From those familiar elements Spielberg crafts an intensely personal narrative, but one that's also proved easily accessible to moviegoers. Upon release, E.T. found its way into the hearts and minds of moviegoers from all age groups and all walks of life. The film eventually pulled in close to $800 million in worldwide box office. Unbridled adoration from audiences aside, E.T. remains a breathtaking mix of art, heart, and unabashed entertainment that satisfies emotionally as much as it does intellectually. Even four decades after its release, E.T. remains one of Spielberg's most beloved works, and may well stand as the greatest family film ever made.
Worst: The Terminal (2004)
When Spielberg is at his best, his films boast entertaining narratives, relatable characters, and awe-inspiring imagery. At his worst, they're suffocated by sentimentality. The tricky thing about Spielberg's 2004 romantic dramedy The Terminal is that you can't quite tell if it's the director at his best or worst until about halfway through, which makes it one of the director's most frustrating films.
Much of that frustration stems from the fact that The Terminal has a fascinating, politically subversive setup that might've proved quite compelling in post-9/11 America. It follows a kind-hearted Eastern European man forced to take up residence in New York's JFK Airport after the mid-flight collapse of his country's government. In today's world, a man without a country is a man without valid papers, which means he's not legally permitted to set foot in the U.S..

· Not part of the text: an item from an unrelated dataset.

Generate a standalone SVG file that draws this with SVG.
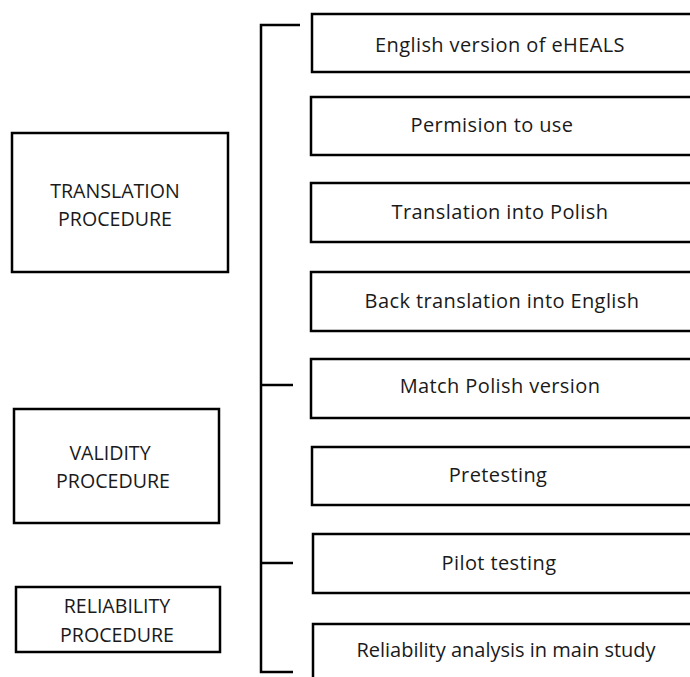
<svg xmlns="http://www.w3.org/2000/svg" width="690" height="677" viewBox="0 0 690 677">
<style>
.box{fill:#fff;stroke:#000;stroke-width:2.5}
.t{font-family:"Open Sans","Liberation Sans",sans-serif;font-size:20px;letter-spacing:0.4px;fill:#1a1a1a;text-anchor:middle}
.h{font-family:"Open Sans","Liberation Sans",sans-serif;font-size:19.6px;fill:#1a1a1a;text-anchor:middle}
.c{fill:none;stroke:#000;stroke-width:2.5}
</style>
<rect width="690" height="677" fill="#fff"/>
<g id="connectors">
<path class="c" d="M300,25 H261 V672 H293"/>
<path class="c" d="M261,385 H293"/>
<path class="c" d="M261,563 H293"/>
</g>
<g id="translation"><rect class="box" x="12" y="133" width="216" height="139"/><text class="h" x="115" y="198">TRANSLATION</text><text class="h" x="115" y="226">PROCEDURE</text></g>
<g id="validity"><rect class="box" x="14" y="409" width="205" height="114"/><text class="h" x="110" y="460">VALIDITY</text><text class="h" x="113" y="488">PROCEDURE</text></g>
<g id="reliability"><rect class="box" x="16" y="587" width="204" height="65"/><text class="h" x="117" y="613">RELIABILITY</text><text class="h" x="117" y="642">PROCEDURE</text></g>
<g id="s1"><rect class="box" x="312" y="14" width="400" height="58"/><text class="t" x="500" y="52">English version of eHEALS</text></g>
<g id="s2"><rect class="box" x="311" y="97" width="400" height="58"/><text class="t" x="492" y="132">Permision to use</text></g>
<g id="s3"><rect class="box" x="311" y="183" width="400" height="59"/><text class="t" x="500" y="219">Translation into Polish</text></g>
<g id="s4"><rect class="box" x="311" y="272" width="400" height="59"/><text class="t" x="502" y="308">Back translation into English</text></g>
<g id="s5"><rect class="box" x="311" y="359" width="400" height="59"/><text class="t" x="500" y="393">Match Polish version</text></g>
<g id="s6"><rect class="box" x="312" y="447" width="400" height="58"/><text class="t" x="498" y="482">Pretesting</text></g>
<g id="s7"><rect class="box" x="313" y="534" width="400" height="59"/><text class="t" x="499" y="570">Pilot testing</text></g>
<g id="s8"><rect class="box" x="313" y="624" width="400" height="80"/><text class="t" x="506" y="657" style="letter-spacing:0">Reliability analysis in main study</text></g>
</svg>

Again, it's a fascinating setup, with all the makings of a biting political satire. While Spielberg flirts with politics throughout, he hijacks The Terminal's subversiveness with an absurd romantic subplot that leaves the film floundering. The Terminal doesn't fizzle because of misguided political intrigue, or its amiable romantic ambitions. It fizzles because it's trying so hard to do both things at once, and failing on both counts. In the end, The Terminal feels like a film without a clear destination. That you can't fully recognize the fact until an hour into the action just adds insult to injury.